Descriptive Statistics and Exploratory Data Analysis (EDA)
Broadly speaking, before any analysis on the data begins, you can classify any business situation into two groups:
- The business already has a Hypothesis about its products or services and would like to test its Hypothesis using its data.
- The business has collected data as part of its operations but has no knowledge of its significance and/or may have some hunches about Hypothesis that may be hidden in the data with no concrete evidence.
Statistical techniques are used in both the above scenarios. Statistics refers to the various math concepts that are applied on data to help understand the data.
There are very few things which we know, which are not capable of being reduc’d to a Mathematical Reasoning, ... and where a Mathematical Reasoning can be had, it’s as great folly to make use of any other, as to grope for a thing in the dark when you have a Candle standing by you
John Arburhnot (1692)
Statistical methods can be divided into:
- Inferential Statistics - applied when you already have a hypothesis and want to test your hypothesis using advanced models. With inferential statistics, you are trying to reach conclusions that extend beyond the sample data on hand; perhaps the entire population. You may make judgements or infer outcomes based on your hypothesis testing with advanced models.
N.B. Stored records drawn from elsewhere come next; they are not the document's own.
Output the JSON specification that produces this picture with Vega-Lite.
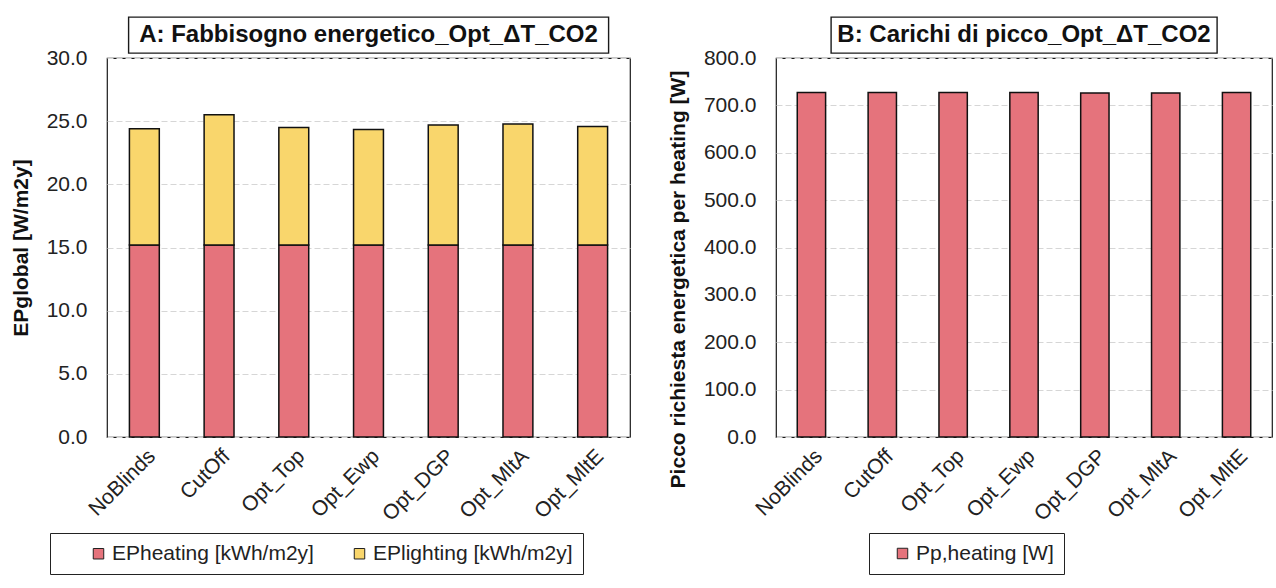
{
  "$schema": "https://vega.github.io/schema/vega-lite/v6.json",
  "background": "white",
  "padding": {"left": 9, "top": 16, "right": 2, "bottom": 2},
  "config": {
    "font": "Liberation Sans",
    "view": {"stroke": "#1a1a1a", "strokeWidth": 1.2, "fill": "white"},
    "axis": {
      "labelFont": "Liberation Sans",
      "labelFontSize": 21,
      "labelColor": "#222222",
      "titleFont": "Liberation Sans",
      "titleFontSize": 21,
      "titleFontWeight": "bold",
      "titleColor": "#111111",
      "ticks": false,
      "domain": false,
      "gridColor": "#d6d6d6",
      "gridDash": [6, 3],
      "gridWidth": 1
    },
    "legend": {
      "orient": "none",
      "direction": "horizontal",
      "title": null,
      "strokeColor": "#222222",
      "fillColor": "white",
      "padding": 10,
      "symbolType": "square",
      "symbolSize": 110,
      "symbolStrokeColor": "#222222",
      "symbolStrokeWidth": 1,
      "labelFont": "Liberation Sans",
      "labelFontSize": 21,
      "labelColor": "#222222",
      "labelOffset": 3,
      "labelLimit": 400,
      "columnPadding": 7
    }
  },
  "resolve": {"scale": {"color": "independent"}, "legend": {"color": "independent"}},
  "spacing": 35,
  "hconcat": [
    {
      "spacing": 5,
      "bounds": "flush",
      "center": true,
      "resolve": {"scale": {"color": "independent"}, "legend": {"color": "independent"}},
      "vconcat": [
        {
          "width": 480,
          "height": 36,
          "view": {"stroke": "#1a1a1a", "strokeWidth": 1.4, "fill": "white"},
          "data": {"values": [{"titolo": "A: Fabbisogno energetico_Opt_ΔT_CO2"}]},
          "mark": {"type": "text", "font": "Liberation Sans", "fontSize": 24, "fontWeight": "bold", "color": "#111111"},
          "encoding": {"text": {"field": "titolo"}}
        },
        {
          "width": 523,
          "height": 379,
          "data": {
            "values": [
              {"scenario": "NoBlinds", "serie": "EPheating [kWh/m2y]", "valore": 15.2},
              {"scenario": "NoBlinds", "serie": "EPlighting [kWh/m2y]", "valore": 9.2},
              {"scenario": "CutOff", "serie": "EPheating [kWh/m2y]", "valore": 15.2},
              {"scenario": "CutOff", "serie": "EPlighting [kWh/m2y]", "valore": 10.3},
              {"scenario": "Opt_Top", "serie": "EPheating [kWh/m2y]", "valore": 15.2},
              {"scenario": "Opt_Top", "serie": "EPlighting [kWh/m2y]", "valore": 9.3},
              {"scenario": "Opt_Ewp", "serie": "EPheating [kWh/m2y]", "valore": 15.2},
              {"scenario": "Opt_Ewp", "serie": "EPlighting [kWh/m2y]", "valore": 9.15},
              {"scenario": "Opt_DGP", "serie": "EPheating [kWh/m2y]", "valore": 15.2},
              {"scenario": "Opt_DGP", "serie": "EPlighting [kWh/m2y]", "valore": 9.5},
              {"scenario": "Opt_MltA", "serie": "EPheating [kWh/m2y]", "valore": 15.2},
              {"scenario": "Opt_MltA", "serie": "EPlighting [kWh/m2y]", "valore": 9.58},
              {"scenario": "Opt_MltE", "serie": "EPheating [kWh/m2y]", "valore": 15.2},
              {"scenario": "Opt_MltE", "serie": "EPlighting [kWh/m2y]", "valore": 9.37}
            ]
          },
          "mark": {"type": "bar", "stroke": "#111111", "strokeWidth": 1.5},
          "encoding": {
            "x": {
              "field": "scenario",
              "type": "nominal",
              "sort": null,
              "scale": {"paddingInner": 0.6, "paddingOuter": 0.3},
              "axis": {"title": null, "labelAngle": -45, "labelPadding": 8, "grid": false}
            },
            "y": {
              "field": "valore",
              "type": "quantitative",
              "stack": "zero",
              "scale": {"domain": [0, 30]},
              "axis": {
                "title": "EPglobal [W/m2y]",
                "values": [0, 5, 10, 15, 20, 25, 30],
                "format": ".1f",
                "labelPadding": 20,
                "titlePadding": 15
              }
            },
            "order": {"field": "serie", "type": "nominal", "sort": "ascending"},
            "color": {
              "field": "serie",
              "type": "nominal",
              "scale": {
                "domain": ["EPheating [kWh/m2y]", "EPlighting [kWh/m2y]"],
                "range": ["#E5737C", "#F9D66C"]
              },
              "legend": {"legendX": -57, "legendY": 475, "symbolOffset": 28}
            }
          }
        }
      ]
    },
    {
      "spacing": 5,
      "bounds": "flush",
      "center": true,
      "resolve": {"scale": {"color": "independent"}, "legend": {"color": "independent"}},
      "vconcat": [
        {
          "width": 386,
          "height": 36,
          "view": {"stroke": "#1a1a1a", "strokeWidth": 1.4, "fill": "white"},
          "data": {"values": [{"titolo": "B: Carichi di picco_Opt_ΔT_CO2"}]},
          "mark": {"type": "text", "font": "Liberation Sans", "fontSize": 24, "fontWeight": "bold", "color": "#111111"},
          "encoding": {"text": {"field": "titolo"}}
        },
        {
          "width": 496,
          "height": 379,
          "data": {
            "values": [
              {"scenario": "NoBlinds", "serie": "Pp,heating [W]", "valore": 727},
              {"scenario": "CutOff", "serie": "Pp,heating [W]", "valore": 727},
              {"scenario": "Opt_Top", "serie": "Pp,heating [W]", "valore": 727},
              {"scenario": "Opt_Ewp", "serie": "Pp,heating [W]", "valore": 727},
              {"scenario": "Opt_DGP", "serie": "Pp,heating [W]", "valore": 726},
              {"scenario": "Opt_MltA", "serie": "Pp,heating [W]", "valore": 726},
              {"scenario": "Opt_MltE", "serie": "Pp,heating [W]", "valore": 727}
            ]
          },
          "mark": {"type": "bar", "stroke": "#111111", "strokeWidth": 1.5},
          "encoding": {
            "x": {
              "field": "scenario",
              "type": "nominal",
              "sort": null,
              "scale": {"paddingInner": 0.6, "paddingOuter": 0.3},
              "axis": {"title": null, "labelAngle": -45, "labelPadding": 8, "grid": false}
            },
            "y": {
              "field": "valore",
              "type": "quantitative",
              "scale": {"domain": [0, 800]},
              "axis": {
                "title": "Picco richiesta energetica per heating [W]",
                "values": [0, 100, 200, 300, 400, 500, 600, 700, 800],
                "format": ".1f",
                "labelPadding": 20,
                "titlePadding": 15,
                "titleY": 221
              }
            },
            "color": {
              "field": "serie",
              "type": "nominal",
              "scale": {"domain": ["Pp,heating [W]"], "range": ["#E5737C"]},
              "legend": {"legendX": 93, "legendY": 475, "symbolOffset": 13}
            }
          }
        }
      ]
    }
  ]
}
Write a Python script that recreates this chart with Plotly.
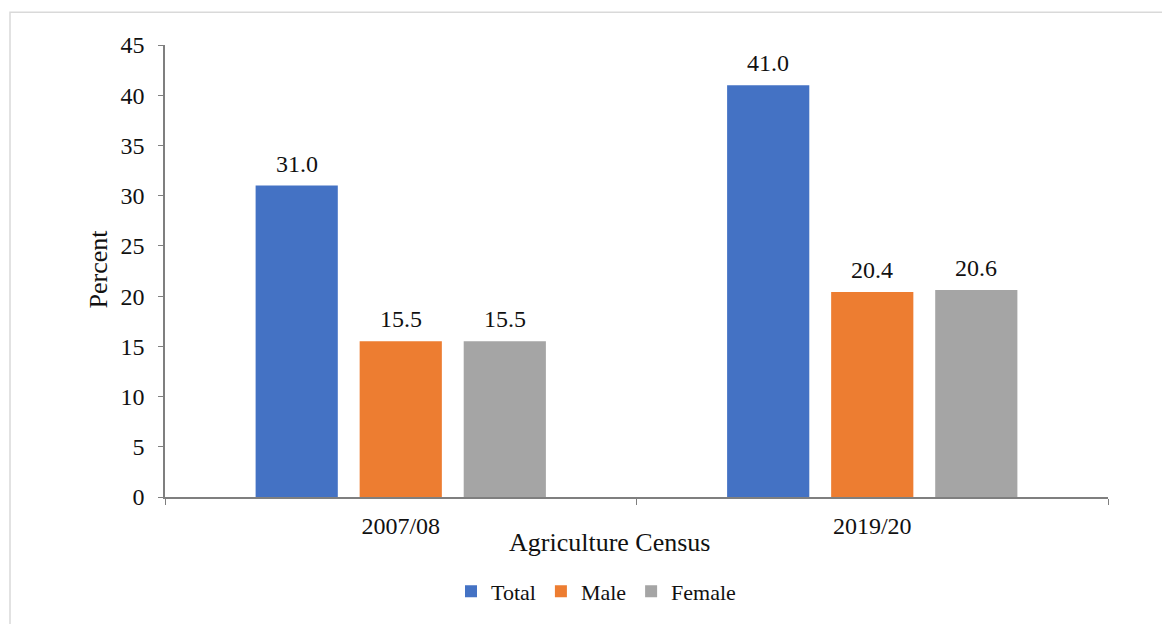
import plotly.graph_objects as go

categories = ["2007/08", "2019/20"]
total = [31.0, 41.0]
male = [15.5, 20.4]
female = [15.5, 20.6]
series_names = ["Total", "Male", "Female"]
colors = ["#4472C4", "#ED7D31", "#A5A5A5"]

font = "Liberation Serif"
BARGAP = 0.338
fig = go.Figure()
all_vals = [total, male, female]
for name, vals, col in zip(series_names, all_vals, colors):
    fig.add_trace(go.Bar(
        x=categories, y=vals, name=name, marker=dict(color=col, line=dict(width=0)),
    ))

W, H = 1162, 624
L, R, T, B = 165, 54, 45, 124
pw, ph = W - L - R, H - T - B

def px(x):
    return (x - L) / pw

def py(y):
    return (H - B - y) / ph

slot = (1 - BARGAP) / len(series_names)
for k, vals in enumerate(all_vals):
    for i, v in enumerate(vals):
        fig.add_annotation(x=i + (k - 1) * slot, y=v, text=f"{v:.1f}", showarrow=False,
                           yshift=22, yanchor="middle", xanchor="center",
                           font=dict(family=font, size=24, color="#111"))

fig.update_layout(
    width=W, height=H,
    margin=dict(l=L, r=R, t=T, b=B),
    paper_bgcolor="white", plot_bgcolor="white",
    barmode="group", bargap=BARGAP, bargroupgap=0.21,
    font=dict(family=font, size=23, color="#111"),
    showlegend=True,
    legend=dict(orientation="h", x=px(596), xanchor="center", y=py(595), yanchor="middle",
                font=dict(family=font, size=22, color="#111"), itemwidth=30,
                traceorder="normal"),
    xaxis=dict(showline=True, linecolor="#7f7f7f", linewidth=1.5, ticks="outside",
               tickson="boundaries", ticklen=6, tickcolor="#7f7f7f", showgrid=False,
               ticklabelstandoff=6,
               tickfont=dict(family=font, size=24, color="#111")),
    yaxis=dict(range=[0, 45], dtick=5, showline=True, linecolor="#7f7f7f", linewidth=1.5,
               ticks="outside", ticklen=5, tickcolor="#7f7f7f", showgrid=False, zeroline=False,
               ticklabelstandoff=9,
               tickfont=dict(family=font, size=24, color="#111")),
)
fig.add_annotation(text="Percent", xref="paper", yref="paper", textangle=-90,
                   x=px(99), y=py(271), xanchor="center", yanchor="middle",
                   showarrow=False, font=dict(family=font, size=26, color="#111"))
fig.add_annotation(text="Agriculture Census", xref="paper", yref="paper",
                   x=px(609), y=py(546), xanchor="center", yanchor="middle",
                   showarrow=False, font=dict(family=font, size=26, color="#111"))
fig.add_shape(type="rect", xref="paper", yref="paper",
              x0=px(10), x1=px(1175), y0=py(12), y1=py(640),
              line=dict(color="#d9d9d9", width=1.5), fillcolor="rgba(0,0,0,0)", layer="below")
fig.write_html("out.html", config={"displayModeBar": False},
               post_script="document.body.style.margin='0';document.body.style.overflow='hidden';")
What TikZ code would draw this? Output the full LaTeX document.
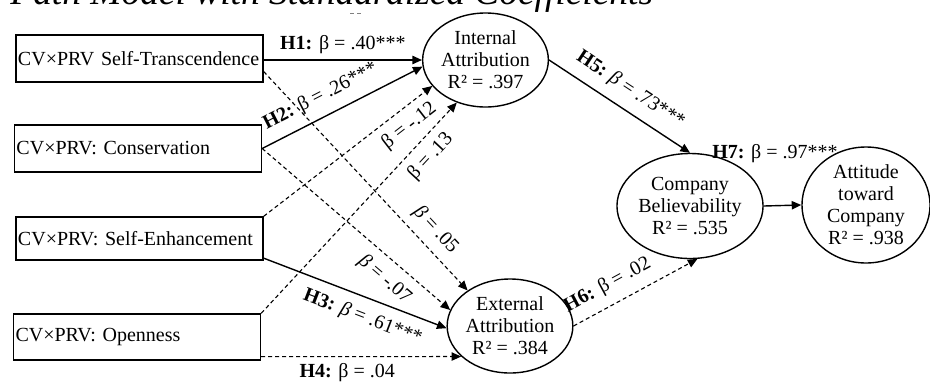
\documentclass[tikz,border=0pt]{standalone}
\usepackage{fontspec}
\setmainfont{Liberation Serif}
\usetikzlibrary{shapes.geometric,arrows.meta}

\tikzset{
  varbox/.style={draw, line width=0.7pt, text width=121.5pt, align=left,
    inner xsep=1pt, inner ysep=0pt, minimum height=23pt,
    font=\fontsize{10}{11}\selectfont},
  construct/.style={draw, ellipse, line width=0.7pt, inner sep=0pt, align=center,
    font=\fontsize{10}{11}\selectfont},
  tip/.style={-{Triangle[length=4.8pt,width=4.2pt]}},
  sig/.style={tip, line width=0.7pt},
  ns/.style={tip, line width=0.55pt, dash pattern=on 2pt off 1.5pt},
  coef/.style={font=\fontsize{10}{11}\selectfont, inner sep=1pt},
}

\begin{document}
\begin{tikzpicture}[x=0.5pt,y=-0.5pt]
  \useasboundingbox (0,0) rectangle (930,386);
  \clip (0,0) rectangle (930,386);

  % caption line, cut at the top edge
  \node[anchor=base west, inner sep=0pt, font=\fontsize{18.7}{20}\selectfont\itshape]
    (title) at (10,4) {Path Model with Standardized Coefficients};
  \draw[line width=0.4pt, gray] (350,13) -- (354,13) (357,13) -- (361,13);

  % predictors
  \node[varbox, minimum height=23.5pt] (b1) at (139.5,58.5) {CV×PRV Self-Transcendence};
  \node[varbox, minimum height=23.5pt] (b2) at (138,148.5) {CV×PRV: Conservation};
  \node[varbox, minimum height=21.5pt] (b3) at (139.5,238.5) {CV×PRV: Self-Enhancement};
  \node[varbox, minimum height=23pt] (b4) at (137,337) {CV×PRV: Openness};

  % constructs
  \node[construct, minimum width=62.5pt, minimum height=47pt] (ia) at (485.5,60)
    {Internal\\Attribution\\R² = .397};
  \node[construct, minimum width=60pt, minimum height=47pt] (ea) at (510,326)
    {External\\Attribution\\R² = .384};
  \node[construct, minimum width=62.5pt, minimum height=52.5pt] (cb) at (690,206)
    {Company\\Believability\\R² = .535};
  \node[construct, minimum width=64pt, minimum height=58pt] (at) at (866,205)
    {Attitude\\toward\\Company\\R² = .938};

  % paths to internal attribution
  \draw[sig] (b1.east |- ia.west) -- (ia.west)
    node[coef, midway, above=2pt] {\textbf{H1:} β = .40***};
  \draw[sig] (b2.east) -- (ia.186)
    node[coef, pos=0.42, sloped, above=4pt] {\textbf{H2:} β = .26***};
  \draw[ns] (b3.north east) -- (ia.206)
    node[coef, pos=0.8, sloped, below=3pt] {β = -.12};
  \draw[ns] (b4.north east) -- (ia.236)
    node[coef, pos=0.8, sloped, below=3pt] {β = .13};

  % paths to external attribution
  \draw[ns] (b1.-6) -- (ea.140)
    node[coef, pos=0.78, sloped, above=3pt] {\textit{β} = .05};
  \draw[ns] (b2.east) -- (ea.165)
    node[coef, pos=0.72, sloped, below=4pt] {\textit{β} = -.07};
  \draw[sig] (b3.-9) -- (ea.182)
    node[coef, pos=0.58, sloped, below=4pt] {\textbf{H3:} \textit{β} = .61***};
  \draw[ns] (b4.-9) -- (ea.-148)
    node[coef, pos=0.43, below=2pt] {\textbf{H4:} β = .04};

  % mediators to outcome
  \draw[sig] (ia.east) -- (cb.north)
    node[coef, pos=0.5, sloped, above=4pt] {\textbf{H5:} \textit{β} = .73***};
  \draw[ns] (ea.east) -- (cb.-82)
    node[coef, pos=0.35, sloped, above=4pt] {\textbf{H6:} β = .02};
  \draw[sig] (cb.east) -- (at.west);
  \node[coef] (h7) at (775,154) {\textbf{H7:} β = .97***};
\end{tikzpicture}
\end{document}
- Descriptive Statistics - applied when you are trying to explore data with neither a hypothesis nor a concrete evidence for any hypothesis in mind. You start the journey with descriptive summaries and charts and try to discover if there is any hidden hypothesis that you can extract.
Inferential Statistical Techniques are enormous and is beyond the scope of this eBook. However, you will learn some key concepts in data collection when you already have a Hypothesis.
In this eBook, you will learn some basic Descriptive Statistical techniques used in Exploratory Data Analytics (EDA) to help a budding Data Analyst come up to speed.